Wordwall and Quizlet are two of the most widely used ESL technology tools in classrooms around the world. Despite their popularity, they are quite different in purpose, design, and pricing. Choosing between them — or knowing when to use each — can significantly improve how you plan and deliver vocabulary and grammar practice.
This comparison is neutral and honest. Both platforms have genuine strengths. The goal is to help you understand which fits your specific teaching context — and to be transparent about where LexFizz fits as a free alternative for each.
Core Purpose: What Each Platform Is For
Wordwall
Wordwall is primarily a teacher content-creation tool. Its core proposition is: give teachers a quick way to create interactive game activities using their own content (vocabulary lists, grammar questions, sentence pairs) and then share those activities with students. The emphasis is on the teacher as content creator and the student as player.
Quizlet
Quizlet is primarily a student vocabulary study tool. Its core proposition is: give learners a structured way to memorise vocabulary through flashcards, spaced repetition, and varied study modes. Teachers can create or assign study sets, but the learning experience is centred on the individual learner's long-term retention.
Full Feature Comparison
| Feature | Wordwall | Quizlet | LexFizz |
|---|---|---|---|
| Primary use | Teacher creates games | Student studies vocabulary | Ready-to-play exercises |
| Account required | Teacher: yes. Student: yes for shared | Both teacher and student | No account at all |
| Free tier | Limited game types and creates | Limited study modes | All 30 exercises free |
| Custom content | Yes — teacher creates games | Yes — teacher/student creates sets | Curated content only |
| Spaced repetition | No | Yes (paid for full SRS) | No |
| Classroom game formats | 18+ game types | Match game, test | 30 exercise types |
| Flashcard mode | Yes | Core feature | Yes — Flash Cards |
| Ads on free tier | Yes | Yes | No ads |
| Offline use | No | Paid only | PWA installable |
| Embed in LMS | Paid only | No | Free iframe |
Pricing Overview
Both Wordwall and Quizlet offer free tiers with meaningful restrictions, and paid plans that unlock full functionality.
- Wordwall: Free tier limits the number of activities and switches game types. Paid plans (starting around £4.99/month) unlock all game types, unlimited activities, and ad-free play.
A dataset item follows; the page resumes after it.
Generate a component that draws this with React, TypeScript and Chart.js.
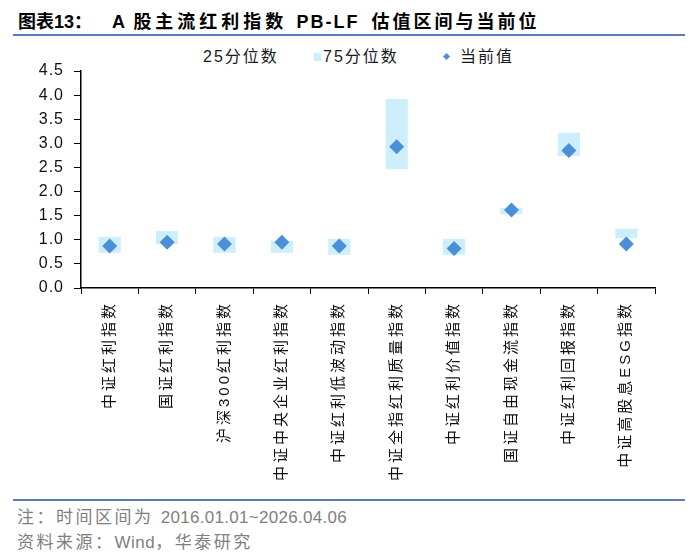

- Quizlet: Free tier provides basic flashcard study with ads and limited study modes. Quizlet Plus (around £25/year) unlocks offline access, advanced study modes, and AI features.
- LexFizz: Permanently free. No subscription, no premium tier, no ads. 30 exercises always available.
When to Use Wordwall
Wordwall is the better choice when:
- You want to create a game that uses your specific coursebook vocabulary list or grammar structure.
- You need a game format that is not available in any ready-made library.
- Your school has a budget for edtech subscriptions and you want a reliable, polished creation tool.
- You want students to interact with custom content you have designed for a specific lesson.
When to Use Quizlet
Quizlet is the better choice when:
- Your students need to memorise a large vocabulary list over weeks or months with spaced repetition.
- Students are motivated to study independently between lessons and you want to track their study time.
- You want access to millions of community-created study sets for common ESL topics.
- Your students already have accounts and are familiar with the platform.
Where LexFizz Fits
LexFizz fills the gaps that both Wordwall and Quizlet leave for learners and teachers without budget or time for setup:
- No budget: LexFizz is permanently free with no restrictions.
- No setup time: No creation, no account, no game configuration. Share a URL and play.
- No accounts for students: Ideal for homework and independent practice without a sign-up barrier.
- Homework and self-study: 30 exercises available 24/7 for independent learners.
Our Verdict
Use Wordwall if you have a budget and want to create custom games. Use Quizlet if you want students to memorise vocabulary with spaced repetition over time. Use LexFizz when you need free, instant, no-account exercises for class warm-ups, homework, or self-study. All three work well together — they are not mutually exclusive.